Problem to work on
In the records below, pick out all lines containing the word "produces".

Given entries

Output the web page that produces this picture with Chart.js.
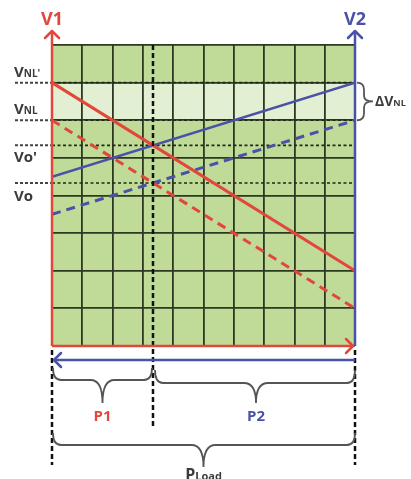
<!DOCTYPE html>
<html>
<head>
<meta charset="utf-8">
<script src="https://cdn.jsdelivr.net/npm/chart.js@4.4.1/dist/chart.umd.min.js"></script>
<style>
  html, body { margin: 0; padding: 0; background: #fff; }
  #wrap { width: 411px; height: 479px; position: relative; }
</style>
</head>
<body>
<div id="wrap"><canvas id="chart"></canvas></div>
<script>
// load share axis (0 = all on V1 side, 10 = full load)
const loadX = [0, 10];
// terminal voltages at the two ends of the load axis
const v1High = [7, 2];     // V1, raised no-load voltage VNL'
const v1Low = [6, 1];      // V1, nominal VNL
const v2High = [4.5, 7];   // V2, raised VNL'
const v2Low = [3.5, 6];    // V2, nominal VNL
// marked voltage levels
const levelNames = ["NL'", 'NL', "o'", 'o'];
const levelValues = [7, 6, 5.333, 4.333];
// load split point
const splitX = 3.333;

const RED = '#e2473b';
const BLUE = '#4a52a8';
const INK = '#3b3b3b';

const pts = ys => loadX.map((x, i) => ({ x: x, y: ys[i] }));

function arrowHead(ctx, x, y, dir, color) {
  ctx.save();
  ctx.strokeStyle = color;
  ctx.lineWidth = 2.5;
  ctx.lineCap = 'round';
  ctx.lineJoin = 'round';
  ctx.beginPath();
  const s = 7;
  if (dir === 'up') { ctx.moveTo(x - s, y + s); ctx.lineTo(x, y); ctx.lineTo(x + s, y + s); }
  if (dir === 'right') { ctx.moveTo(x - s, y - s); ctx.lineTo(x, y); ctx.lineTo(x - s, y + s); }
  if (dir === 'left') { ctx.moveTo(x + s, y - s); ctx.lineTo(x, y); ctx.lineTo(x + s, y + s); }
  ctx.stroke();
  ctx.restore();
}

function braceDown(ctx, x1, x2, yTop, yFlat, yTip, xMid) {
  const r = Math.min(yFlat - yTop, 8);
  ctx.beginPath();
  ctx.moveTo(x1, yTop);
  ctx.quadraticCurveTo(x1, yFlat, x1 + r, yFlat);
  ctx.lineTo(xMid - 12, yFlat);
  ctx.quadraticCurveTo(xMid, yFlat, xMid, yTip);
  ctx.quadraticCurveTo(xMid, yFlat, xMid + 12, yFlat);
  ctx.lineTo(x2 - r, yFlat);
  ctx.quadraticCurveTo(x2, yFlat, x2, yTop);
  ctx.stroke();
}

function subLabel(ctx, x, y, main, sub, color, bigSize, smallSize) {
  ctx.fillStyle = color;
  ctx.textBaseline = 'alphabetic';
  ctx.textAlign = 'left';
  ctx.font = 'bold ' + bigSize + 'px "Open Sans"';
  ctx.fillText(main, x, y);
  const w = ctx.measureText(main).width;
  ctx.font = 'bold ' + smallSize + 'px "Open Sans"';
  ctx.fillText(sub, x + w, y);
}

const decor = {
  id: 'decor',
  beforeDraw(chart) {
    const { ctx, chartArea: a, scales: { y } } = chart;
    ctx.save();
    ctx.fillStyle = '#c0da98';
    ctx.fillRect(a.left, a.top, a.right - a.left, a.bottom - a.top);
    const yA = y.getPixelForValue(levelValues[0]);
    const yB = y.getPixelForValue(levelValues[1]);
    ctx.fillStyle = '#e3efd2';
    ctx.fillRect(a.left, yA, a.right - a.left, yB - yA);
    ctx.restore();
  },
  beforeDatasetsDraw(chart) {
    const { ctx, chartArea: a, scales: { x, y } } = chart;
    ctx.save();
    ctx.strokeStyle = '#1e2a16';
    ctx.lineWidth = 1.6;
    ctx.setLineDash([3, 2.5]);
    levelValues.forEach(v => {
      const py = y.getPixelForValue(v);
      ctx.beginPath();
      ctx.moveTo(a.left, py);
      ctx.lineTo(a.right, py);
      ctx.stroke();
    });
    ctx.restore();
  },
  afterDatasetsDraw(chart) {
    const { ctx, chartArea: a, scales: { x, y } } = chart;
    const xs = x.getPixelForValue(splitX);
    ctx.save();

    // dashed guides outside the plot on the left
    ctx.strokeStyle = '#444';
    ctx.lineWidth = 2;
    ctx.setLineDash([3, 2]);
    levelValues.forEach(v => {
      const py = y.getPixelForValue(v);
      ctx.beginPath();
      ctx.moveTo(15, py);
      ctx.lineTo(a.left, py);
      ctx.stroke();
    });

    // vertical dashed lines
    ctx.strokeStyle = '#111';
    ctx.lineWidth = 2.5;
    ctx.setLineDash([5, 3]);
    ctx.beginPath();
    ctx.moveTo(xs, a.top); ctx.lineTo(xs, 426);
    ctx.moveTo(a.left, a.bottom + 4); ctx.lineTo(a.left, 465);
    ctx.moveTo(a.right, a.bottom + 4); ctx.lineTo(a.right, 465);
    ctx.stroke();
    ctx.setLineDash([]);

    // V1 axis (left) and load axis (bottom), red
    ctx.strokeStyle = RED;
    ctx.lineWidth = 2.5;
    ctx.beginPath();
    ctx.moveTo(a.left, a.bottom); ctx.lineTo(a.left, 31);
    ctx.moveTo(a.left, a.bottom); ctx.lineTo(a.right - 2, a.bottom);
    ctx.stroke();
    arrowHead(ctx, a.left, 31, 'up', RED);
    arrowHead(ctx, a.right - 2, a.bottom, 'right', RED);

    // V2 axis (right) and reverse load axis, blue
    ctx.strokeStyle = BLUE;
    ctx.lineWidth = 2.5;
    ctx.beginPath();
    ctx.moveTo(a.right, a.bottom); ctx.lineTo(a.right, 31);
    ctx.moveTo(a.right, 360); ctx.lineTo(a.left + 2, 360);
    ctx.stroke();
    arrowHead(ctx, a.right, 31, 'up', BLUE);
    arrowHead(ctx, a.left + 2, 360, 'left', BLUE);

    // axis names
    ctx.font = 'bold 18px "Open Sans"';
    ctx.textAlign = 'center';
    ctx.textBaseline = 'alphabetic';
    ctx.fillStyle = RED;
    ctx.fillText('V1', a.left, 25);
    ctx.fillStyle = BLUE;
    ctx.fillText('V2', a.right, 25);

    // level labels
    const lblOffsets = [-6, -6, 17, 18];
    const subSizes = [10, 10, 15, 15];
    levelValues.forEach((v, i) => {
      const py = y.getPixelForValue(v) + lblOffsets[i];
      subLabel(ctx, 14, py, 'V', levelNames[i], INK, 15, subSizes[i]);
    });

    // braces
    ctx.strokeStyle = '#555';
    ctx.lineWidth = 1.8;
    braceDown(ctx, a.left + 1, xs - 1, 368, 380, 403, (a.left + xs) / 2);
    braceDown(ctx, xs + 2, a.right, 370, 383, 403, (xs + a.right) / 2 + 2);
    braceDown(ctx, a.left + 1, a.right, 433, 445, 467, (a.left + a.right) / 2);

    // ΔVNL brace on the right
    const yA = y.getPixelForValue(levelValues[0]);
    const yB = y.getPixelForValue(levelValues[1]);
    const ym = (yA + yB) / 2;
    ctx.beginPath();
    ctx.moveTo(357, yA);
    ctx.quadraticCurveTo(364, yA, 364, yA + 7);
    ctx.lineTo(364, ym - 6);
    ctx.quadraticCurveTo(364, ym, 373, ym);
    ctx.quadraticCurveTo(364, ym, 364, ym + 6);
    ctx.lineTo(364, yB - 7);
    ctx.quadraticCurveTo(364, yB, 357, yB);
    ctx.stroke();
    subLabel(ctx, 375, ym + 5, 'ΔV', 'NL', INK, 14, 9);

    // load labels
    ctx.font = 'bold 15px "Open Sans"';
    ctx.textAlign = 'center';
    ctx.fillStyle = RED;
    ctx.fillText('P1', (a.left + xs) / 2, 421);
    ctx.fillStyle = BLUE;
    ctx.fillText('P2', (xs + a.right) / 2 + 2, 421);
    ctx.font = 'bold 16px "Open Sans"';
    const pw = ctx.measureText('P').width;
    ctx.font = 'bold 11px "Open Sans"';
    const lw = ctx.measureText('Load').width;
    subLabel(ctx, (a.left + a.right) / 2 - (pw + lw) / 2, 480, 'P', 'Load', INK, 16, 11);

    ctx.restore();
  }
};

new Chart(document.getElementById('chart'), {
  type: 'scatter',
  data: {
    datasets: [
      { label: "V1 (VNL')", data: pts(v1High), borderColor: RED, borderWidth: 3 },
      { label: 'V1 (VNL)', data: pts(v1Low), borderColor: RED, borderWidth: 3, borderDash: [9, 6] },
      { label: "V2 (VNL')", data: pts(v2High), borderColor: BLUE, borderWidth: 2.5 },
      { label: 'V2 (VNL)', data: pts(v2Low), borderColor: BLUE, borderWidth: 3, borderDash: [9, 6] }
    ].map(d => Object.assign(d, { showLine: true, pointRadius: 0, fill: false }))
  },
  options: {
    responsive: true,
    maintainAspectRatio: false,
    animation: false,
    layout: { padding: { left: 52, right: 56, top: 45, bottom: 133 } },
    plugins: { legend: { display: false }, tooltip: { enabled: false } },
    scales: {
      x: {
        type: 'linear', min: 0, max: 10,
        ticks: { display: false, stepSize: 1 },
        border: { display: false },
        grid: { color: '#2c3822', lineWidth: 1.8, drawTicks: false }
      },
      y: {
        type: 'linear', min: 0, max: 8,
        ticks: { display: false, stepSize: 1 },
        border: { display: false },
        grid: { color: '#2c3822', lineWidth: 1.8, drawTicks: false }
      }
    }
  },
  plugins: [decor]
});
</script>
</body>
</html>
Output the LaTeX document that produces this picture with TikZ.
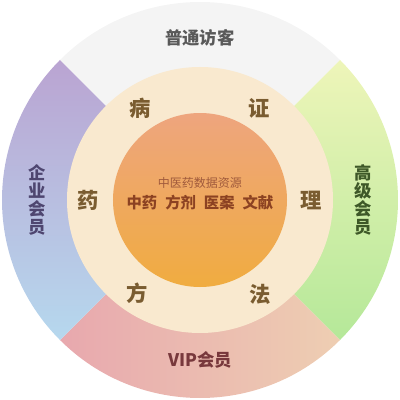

Exercise output
Output the web page that produces this picture with Chart.js.
Output the LaTeX document that produces this picture with TikZ.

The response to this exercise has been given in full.